EXERCISE DIRECTIONS » Leave the pictures out and quote every line from the start of the listing to the line with "const meanA = [0, -10.5];", inclusive.

DATASET SECTION »
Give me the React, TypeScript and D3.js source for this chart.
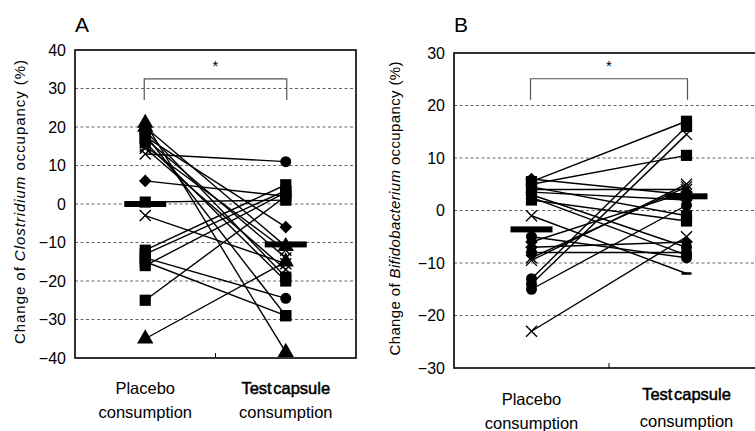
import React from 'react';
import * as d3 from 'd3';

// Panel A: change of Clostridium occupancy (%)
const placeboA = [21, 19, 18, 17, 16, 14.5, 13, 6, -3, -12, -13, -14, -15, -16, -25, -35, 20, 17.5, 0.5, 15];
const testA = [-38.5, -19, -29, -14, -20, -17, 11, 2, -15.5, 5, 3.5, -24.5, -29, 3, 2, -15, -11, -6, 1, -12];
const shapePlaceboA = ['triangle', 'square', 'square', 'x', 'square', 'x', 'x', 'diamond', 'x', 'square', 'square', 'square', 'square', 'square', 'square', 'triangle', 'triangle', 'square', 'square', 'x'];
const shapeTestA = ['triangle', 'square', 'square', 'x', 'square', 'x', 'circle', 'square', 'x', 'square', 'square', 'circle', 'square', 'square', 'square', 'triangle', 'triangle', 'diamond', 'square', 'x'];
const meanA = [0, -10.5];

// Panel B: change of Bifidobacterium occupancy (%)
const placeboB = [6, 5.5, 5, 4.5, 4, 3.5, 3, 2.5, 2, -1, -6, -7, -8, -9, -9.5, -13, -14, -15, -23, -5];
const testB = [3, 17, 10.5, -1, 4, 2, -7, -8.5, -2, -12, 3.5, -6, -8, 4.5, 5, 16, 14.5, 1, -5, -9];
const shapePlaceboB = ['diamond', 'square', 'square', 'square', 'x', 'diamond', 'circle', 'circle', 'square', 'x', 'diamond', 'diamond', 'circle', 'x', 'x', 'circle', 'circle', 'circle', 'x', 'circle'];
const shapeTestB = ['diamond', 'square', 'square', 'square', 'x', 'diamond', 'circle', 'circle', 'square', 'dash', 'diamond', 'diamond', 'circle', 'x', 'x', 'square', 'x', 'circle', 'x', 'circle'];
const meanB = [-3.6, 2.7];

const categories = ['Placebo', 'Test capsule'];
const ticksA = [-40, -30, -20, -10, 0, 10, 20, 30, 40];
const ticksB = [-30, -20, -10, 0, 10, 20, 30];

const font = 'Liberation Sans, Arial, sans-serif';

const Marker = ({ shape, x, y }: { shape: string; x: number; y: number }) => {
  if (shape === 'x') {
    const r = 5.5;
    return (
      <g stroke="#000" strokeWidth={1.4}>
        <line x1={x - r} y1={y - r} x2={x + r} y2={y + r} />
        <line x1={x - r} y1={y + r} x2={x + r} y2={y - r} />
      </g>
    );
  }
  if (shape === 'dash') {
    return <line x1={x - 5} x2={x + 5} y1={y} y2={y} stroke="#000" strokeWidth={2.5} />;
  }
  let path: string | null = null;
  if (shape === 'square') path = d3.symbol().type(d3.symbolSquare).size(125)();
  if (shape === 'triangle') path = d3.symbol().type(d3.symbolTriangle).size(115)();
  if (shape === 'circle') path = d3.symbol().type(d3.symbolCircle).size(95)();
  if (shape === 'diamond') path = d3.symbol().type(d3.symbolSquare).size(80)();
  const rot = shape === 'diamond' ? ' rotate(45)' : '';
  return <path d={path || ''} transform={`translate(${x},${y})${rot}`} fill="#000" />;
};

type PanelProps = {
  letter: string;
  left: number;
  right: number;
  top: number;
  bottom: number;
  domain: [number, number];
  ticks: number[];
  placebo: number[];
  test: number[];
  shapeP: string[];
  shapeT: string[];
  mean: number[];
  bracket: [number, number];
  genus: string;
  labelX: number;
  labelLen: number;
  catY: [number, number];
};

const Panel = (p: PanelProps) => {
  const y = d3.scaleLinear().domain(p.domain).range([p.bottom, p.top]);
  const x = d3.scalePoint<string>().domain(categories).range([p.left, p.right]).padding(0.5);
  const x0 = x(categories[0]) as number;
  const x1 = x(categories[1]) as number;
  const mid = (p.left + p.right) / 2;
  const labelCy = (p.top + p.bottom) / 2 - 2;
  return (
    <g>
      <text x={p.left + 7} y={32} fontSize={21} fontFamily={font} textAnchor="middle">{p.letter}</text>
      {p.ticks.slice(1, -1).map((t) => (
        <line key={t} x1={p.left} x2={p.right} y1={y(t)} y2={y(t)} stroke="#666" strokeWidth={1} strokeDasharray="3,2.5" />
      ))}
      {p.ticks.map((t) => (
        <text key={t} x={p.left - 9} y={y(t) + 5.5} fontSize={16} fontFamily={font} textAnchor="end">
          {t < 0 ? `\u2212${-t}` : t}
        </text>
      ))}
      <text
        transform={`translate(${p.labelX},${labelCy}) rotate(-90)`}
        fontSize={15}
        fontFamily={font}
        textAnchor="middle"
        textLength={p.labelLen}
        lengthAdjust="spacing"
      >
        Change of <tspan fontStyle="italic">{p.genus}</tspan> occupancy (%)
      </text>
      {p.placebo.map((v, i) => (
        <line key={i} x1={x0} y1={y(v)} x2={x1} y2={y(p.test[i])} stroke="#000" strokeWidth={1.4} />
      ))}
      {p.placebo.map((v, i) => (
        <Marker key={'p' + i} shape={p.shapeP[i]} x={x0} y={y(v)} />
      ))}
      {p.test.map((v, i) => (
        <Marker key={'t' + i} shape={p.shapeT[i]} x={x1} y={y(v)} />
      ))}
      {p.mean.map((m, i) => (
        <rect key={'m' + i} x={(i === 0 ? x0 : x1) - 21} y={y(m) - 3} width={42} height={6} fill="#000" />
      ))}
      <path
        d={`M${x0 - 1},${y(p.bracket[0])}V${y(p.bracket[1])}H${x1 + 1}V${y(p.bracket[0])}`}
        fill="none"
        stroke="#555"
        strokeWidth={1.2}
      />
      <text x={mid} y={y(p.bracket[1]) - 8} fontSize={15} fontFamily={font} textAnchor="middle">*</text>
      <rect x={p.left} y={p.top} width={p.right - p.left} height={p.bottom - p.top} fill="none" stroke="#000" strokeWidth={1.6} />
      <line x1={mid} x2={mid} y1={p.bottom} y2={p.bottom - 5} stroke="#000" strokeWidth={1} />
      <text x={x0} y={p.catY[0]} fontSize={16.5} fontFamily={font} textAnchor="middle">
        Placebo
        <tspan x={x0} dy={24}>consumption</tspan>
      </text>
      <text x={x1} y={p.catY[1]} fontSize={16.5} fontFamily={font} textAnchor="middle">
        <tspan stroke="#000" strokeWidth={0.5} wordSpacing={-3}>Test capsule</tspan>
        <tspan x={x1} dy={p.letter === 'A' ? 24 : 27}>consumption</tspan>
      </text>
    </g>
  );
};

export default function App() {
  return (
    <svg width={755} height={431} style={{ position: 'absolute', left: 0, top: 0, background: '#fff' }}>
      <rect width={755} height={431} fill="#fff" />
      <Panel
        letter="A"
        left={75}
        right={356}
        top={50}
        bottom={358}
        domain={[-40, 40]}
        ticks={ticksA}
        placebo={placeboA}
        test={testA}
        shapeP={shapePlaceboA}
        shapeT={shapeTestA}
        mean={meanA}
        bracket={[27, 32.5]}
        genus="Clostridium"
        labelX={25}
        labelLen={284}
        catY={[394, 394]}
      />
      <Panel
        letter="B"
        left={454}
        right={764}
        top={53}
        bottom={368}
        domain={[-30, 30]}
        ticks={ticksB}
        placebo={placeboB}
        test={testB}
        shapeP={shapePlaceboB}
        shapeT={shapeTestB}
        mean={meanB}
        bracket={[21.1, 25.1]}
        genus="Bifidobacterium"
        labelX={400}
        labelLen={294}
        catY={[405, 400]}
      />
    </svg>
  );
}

SOLUTION TO THIS EXERCISE »
Give me the React, TypeScript and D3.js source for this chart.
import React from 'react';
import * as d3 from 'd3';

// Panel A: change of Clostridium occupancy (%)
const placeboA = [21, 19, 18, 17, 16, 14.5, 13, 6, -3, -12, -13, -14, -15, -16, -25, -35, 20, 17.5, 0.5, 15];
const testA = [-38.5, -19, -29, -14, -20, -17, 11, 2, -15.5, 5, 3.5, -24.5, -29, 3, 2, -15, -11, -6, 1, -12];
const shapePlaceboA = ['triangle', 'square', 'square', 'x', 'square', 'x', 'x', 'diamond', 'x', 'square', 'square', 'square', 'square', 'square', 'square', 'triangle', 'triangle', 'square', 'square', 'x'];
const shapeTestA = ['triangle', 'square', 'square', 'x', 'square', 'x', 'circle', 'square', 'x', 'square', 'square', 'circle', 'square', 'square', 'square', 'triangle', 'triangle', 'diamond', 'square', 'x'];
const meanA = [0, -10.5];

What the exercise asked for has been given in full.